The rule adopted by practically all of the courts, and which we find to be the correct rule, is that exemption statutes such as we have are to be liberally construed so as to effectuate their beneficent purposes. As stated in section 4, page 492, 11 R.C.L., "while it has sometimes been stated that, as at common law all property was liable to seizure for the payment of the debts of its owner, a statute creating an exemption should be strictly construed, the better and almost universal rule is that such statutes should receive a liberal construction in favor of the debtor, in order to advance the humane purpose of preserving to the unfortunate or improvident debtor and his family the means of obtaining a livelihood and thus prevent him from becoming a charge upon the public." See also Hills v. Joseph, 229 Fed. 865 (9th C.C.A.), where it is said: "The rule of construction applicable to exemption statutes is the most liberal known to the law." In Caswell v. Keith, 12 Gray's (Mass.) 351, a tinsmith had given to another an agreement of sale of his tools and engaged in another business. The artisan was permitted to show that the agreement of sale was intended *Page 752 as a mortgage, that the diversion from the prosecution of his trade was temporary and that he intended at some future date to resume his trade. Applying the liberal rule of construction, the court sustained a verdict finding the tools to be exempt.

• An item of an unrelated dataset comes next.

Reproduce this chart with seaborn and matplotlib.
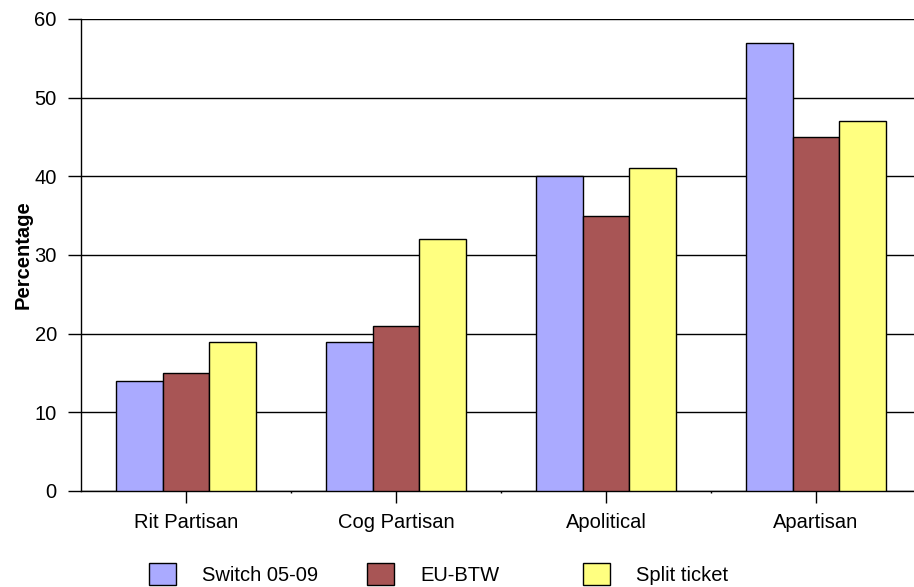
import matplotlib
matplotlib.use("Agg")
import matplotlib.pyplot as plt
import seaborn as sns
import pandas as pd
from matplotlib.patches import Patch

categories = ["Rit Partisan", "Cog Partisan", "Apolitical", "Apartisan"]
series = ["Switch 05-09", "EU-BTW", "Split ticket"]
switch_vals = [14, 19, 40, 57]
eubtw_vals = [15, 21, 35, 45]
split_vals = [19, 32, 41, 47]
colors = ["#AAAAFF", "#A85555", "#FFFF80"]

rows = []
for s, vals in zip(series, [switch_vals, eubtw_vals, split_vals]):
    for c, v in zip(categories, vals):
        rows.append({"Category": c, "Series": s, "Value": v})
df = pd.DataFrame(rows)

sns.set_theme(style="white")
plt.rcParams['font.family'] = ['Liberation Sans', 'DejaVu Sans']
plt.rcParams['text.color'] = 'black'
plt.rcParams['axes.labelcolor'] = 'black'
plt.rcParams['xtick.color'] = 'black'
plt.rcParams['ytick.color'] = 'black'

FS = 14.5
W, H = 914, 587
fig = plt.figure(figsize=(W / 100, H / 100), dpi=100)
ax = fig.add_axes([81 / W, (H - 491) / H, (921 - 81) / W, (491 - 19) / H])

sns.barplot(data=df, x="Category", y="Value", hue="Series", order=categories,
            hue_order=series, palette=colors, width=0.67, edgecolor="black",
            linewidth=1, saturation=1, ax=ax, legend=False, zorder=3)

ax.set_ylim(0, 60)
ax.set_yticks(range(0, 61, 10))
ax.set_xlim(-0.5, 3.5)
ax.set_xticks([0.5, 1.5, 2.5], minor=True)
ax.yaxis.grid(True, color="black", linewidth=1, zorder=0)
ax.set_axisbelow(True)
for sp in ["top", "right"]:
    ax.spines[sp].set_visible(False)
ax.spines["left"].set_color("black")
ax.spines["left"].set_linewidth(1)
ax.spines["bottom"].set_color("black")
ax.spines["bottom"].set_linewidth(1)
ax.tick_params(axis="y", which="major", length=9.4, width=1, color="black",
               labelsize=FS, pad=8, left=True, direction="out")
ax.tick_params(axis="x", which="major", length=8.6, width=1, color="black",
               labelsize=FS, pad=7, bottom=True, direction="out")
ax.tick_params(axis="x", which="minor", length=1.5, width=1, color="black",
               bottom=True, direction="out")
ax.set_xlabel("")
ax.set_ylabel("Percentage", fontsize=FS, fontweight="bold", labelpad=1)

# legend entries
xs = [149, 367, 583]
for lab, col, x in zip(series, colors, xs):
    fig.legend(handles=[Patch(facecolor=col, edgecolor="black", linewidth=1, label=lab)],
               loc="center left", bbox_to_anchor=(x / W, (H - 574) / H),
               frameon=False, fontsize=FS, handlelength=1.34, handleheight=1.34,
               handletextpad=1.3, borderpad=0, borderaxespad=0)

fig.savefig("out.png", dpi=100)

Much longer suspension of the prosecution of a trade or calling has been held to fall short of showing an intention to abandon the calling which gave exemption to the property. In Pease v. Price, supra, at the time of the levy the debtor had not been engaged in his occupation of farmer for nearly a year, had moved to town and was employed as a barkeeper in a saloon and had advertised some of his property for sale, yet the court held that this did not show an abandonment of his calling as farmer. In Van Lue v. Wahrlich-Cornett Co., 12 Cal. App. 749, 108 P. 717, the defendant had not been engaged in farming for a period of eighteen months prior to the levy and during that period had earned his living by teaming. In order for the property involved in that case to be exempt it must be property owned for the purpose of carrying on the calling of a farmer but the court, in giving the plaintiff the benefit of every reasonable inference and construction deductible from the evidence, concluded that he in good faith intended to resume farming and therefore held the property levied upon exempt from execution. (See also Harris v. Haynes, 30 Mich. 140; State Ex Rel. McKee v. McNeill, 58 Wash. 47, 137 Am. St. Rep. 1038.)

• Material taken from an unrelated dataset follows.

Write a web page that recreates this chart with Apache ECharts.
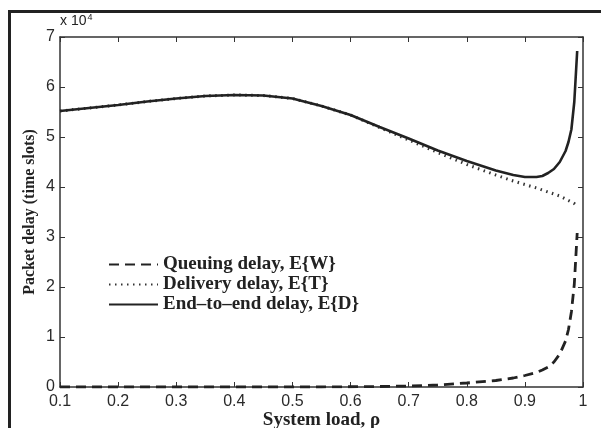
<!DOCTYPE html>
<html>
<head>
<meta charset="utf-8">
<script src="https://cdn.jsdelivr.net/npm/echarts@6/dist/echarts.min.js"></script>
<style>
  html, body { margin: 0; padding: 0; background: #fff; }
  #chart { width: 601px; height: 428px; }
</style>
</head>
<body>
<div id="chart"></div>
<script>
// System load values (x) shared by all three curves
const loads = [0.10, 0.15, 0.20, 0.25, 0.30, 0.35, 0.40, 0.45, 0.50, 0.55, 0.60, 0.65,
               0.70, 0.75, 0.80, 0.85, 0.88, 0.90, 0.92, 0.93, 0.94, 0.95, 0.96, 0.97,
               0.975, 0.98, 0.985, 0.99];

// Queuing delay E{W}
const queuing = [0.00, 0.00, 0.00, 0.00, 0.00, 0.00, 0.00, 0.00, 0.00, 0.00, 0.005, 0.01,
                 0.02, 0.04, 0.08, 0.13, 0.18, 0.23, 0.29, 0.34, 0.40, 0.50, 0.66, 0.92,
                 1.15, 1.50, 2.05, 3.08];

// Delivery delay E{T}
const delivery = [5.52, 5.58, 5.64, 5.71, 5.77, 5.82, 5.84, 5.83, 5.77, 5.62, 5.44, 5.19,
                  4.94, 4.69, 4.45, 4.24, 4.12, 4.05, 3.98, 3.94, 3.90, 3.86, 3.82, 3.76,
                  3.73, 3.70, 3.67, 3.62];

// End-to-end delay E{D}
const endToEnd = [5.52, 5.58, 5.64, 5.71, 5.77, 5.82, 5.84, 5.83, 5.77, 5.62, 5.44, 5.20,
                  4.97, 4.73, 4.52, 4.33, 4.24, 4.20, 4.20, 4.22, 4.28, 4.36, 4.50, 4.72,
                  4.90, 5.15, 5.70, 6.72];

const names = ['Queuing delay, E{W}', 'Delivery delay, E{T}', 'End\u2013to\u2013end delay, E{D}'];

const pairs = ys => loads.map((x, i) => [x, ys[i]]);

const ink = '#222';
const sans = 'Liberation Sans, Arial, sans-serif';
const serif = 'Liberation Serif, Times New Roman, serif';
const tickFont = { fontFamily: sans, fontSize: 16, color: '#2a2a2a' };

const chart = echarts.init(document.getElementById('chart'), null, { renderer: 'canvas' });

const frameAxis = {
  axisLine: { show: true, onZero: false, lineStyle: { color: '#333', width: 1.5 } },
  axisTick: { show: true, inside: true, length: 5, lineStyle: { color: '#333', width: 1 } },
  splitLine: { show: false }
};

chart.setOption({
  animation: false,
  backgroundColor: '#fff',
  grid: { left: 60, right: 18, top: 37, bottom: 41, containLabel: false, outerBoundsMode: 'none' },
  graphic: [
    { type: 'line', shape: { x1: 8, y1: 11.5, x2: 601, y2: 11.5 }, style: { stroke: ink, lineWidth: 3 } },
    { type: 'line', shape: { x1: 9.5, y1: 10, x2: 9.5, y2: 428 }, style: { stroke: ink, lineWidth: 3 } },
    {
      type: 'text', left: 60, top: 13,
      style: {
        text: '{b|x 10}{s|4}',
        rich: {
          b: { fontFamily: sans, fontSize: 14, fill: ink },
          s: { fontFamily: sans, fontSize: 9, fill: ink, verticalAlign: 'top', padding: [0, 0, 8, 1] }
        }
      }
    }
  ],
  legend: {
    orient: 'vertical',
    left: 108,
    top: 255,
    padding: 0,
    itemWidth: 49,
    itemHeight: 14,
    itemGap: 1,
    data: names,
    itemStyle: { opacity: 0 },
    textStyle: { fontFamily: serif, fontWeight: 'bold', fontSize: 19, color: ink }
  },
  xAxis: [
    Object.assign({}, frameAxis, {
      type: 'value', min: 0.1, max: 1, interval: 0.1,
      name: 'System load, \u03c1', nameLocation: 'middle', nameGap: 24, nameMoveOverlap: false,
      nameTextStyle: { fontFamily: serif, fontWeight: 'bold', fontSize: 19, color: ink },
      axisLabel: { margin: 7, ...tickFont, formatter: v => String(+v.toFixed(1)) }
    }),
    Object.assign({}, frameAxis, {
      type: 'value', min: 0.1, max: 1, interval: 0.1, position: 'top',
      axisLabel: { show: false }
    })
  ],
  yAxis: [
    Object.assign({}, frameAxis, {
      type: 'value', min: 0, max: 7, interval: 1,
      name: 'Packet delay (time slots)', nameLocation: 'middle', nameGap: 22, nameMoveOverlap: false,
      nameTextStyle: { fontFamily: serif, fontWeight: 'bold', fontSize: 16, color: ink },
      axisLabel: { margin: 5, ...tickFont }
    }),
    Object.assign({}, frameAxis, {
      type: 'value', min: 0, max: 7, interval: 1, position: 'right',
      axisLabel: { show: false }
    })
  ],
  series: [
    {
      name: names[1], type: 'line', data: pairs(delivery), symbol: 'none', z: 2,
      itemStyle: { color: '#333' },
      lineStyle: { color: '#333', width: 3, type: [1.5, 4.5], cap: 'butt' }
    },
    {
      name: names[0], type: 'line', data: pairs(queuing), symbol: 'none', z: 3,
      itemStyle: { color: ink },
      lineStyle: { color: ink, width: 2.8, type: [10, 6], cap: 'butt' }
    },
    {
      name: names[2], type: 'line', data: pairs(endToEnd), symbol: 'none', z: 4,
      itemStyle: { color: ink },
      lineStyle: { color: ink, width: 2.6, type: 'solid' }
    }
  ]
});
</script>
</body>
</html>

The only case cited by the plaintiff in support of his contention that the renting of said tools and equipment constituted a waiver or loss of the exemption claimed by the defendant is Cable v. Hoolihan, supra. In that case the debtor was a butcher and meat cutter by trade and was the owner of and had been using certain tools necessary to carry on his trade. Just prior to the levy of an execution upon said tools he leased the same to a copartnership for a *Page 753 term of two years with an option to purchase the same, at a price named, within one year from the date of the lease and he engaged in another calling, that of a traveling salesman. The lessee took possession of the tools shortly before the levy of the execution. The debtor testified that it was his intention at the time of the execution of the lease to resume possession of the tools at a future time and continue in the exercise of his trade and that he had abandoned his trade only temporarily. The court, however, found that the nature of the transaction between the debtor and the lessee of his tools was inconsistent with that intention and conclusively showed an abandonment of his trade. That is very different from the situation confronting us, however. Here the artisan, like the artisan in Cable v. Hoolihan, supra, had rented his tools and equipment to another but unlike the artisan in that case, the artisan in this case had not engaged in another calling and he had the power to resume possession of his property at any time. The defendant has testified that he had no other means of making a living and that it was his intention to resume possession of his tools and equipment and again engage in his regular calling. The plaintiff relied entirely upon the fact that the defendant had rented his barbershop tools and equipment to another on a month-to-month tenancy with no definite term to show that the defendant had abandoned his trade or calling. Those facts are not, in our opinion, sufficiently inconsistent with the defendant's statement of his intention to resume possession of his tools and equipment and again engage in his regular calling to justify this court in overriding the finding of the trial court that the renting of said property was temporary and that the defendant had no intention of abandoning his calling as a barber. Without overriding the findings of fact made by the trial judge it is clear that the conclusion that said property was still exempt from execution must stand. *Page 754

The only other exception presented is to the taxation of costs of the appeal against the plaintiff. The correctness of the bill of costs which was taxed against the plaintiff was admitted by counsel for the plaintiff by written endorsement on the defendant's bill of costs and since the defendant prevailed on the plaintiff's appeal to the circuit court we see no reason why the costs should not be taxed against the plaintiff.

All of the exceptions being found without merit, the same are overruled.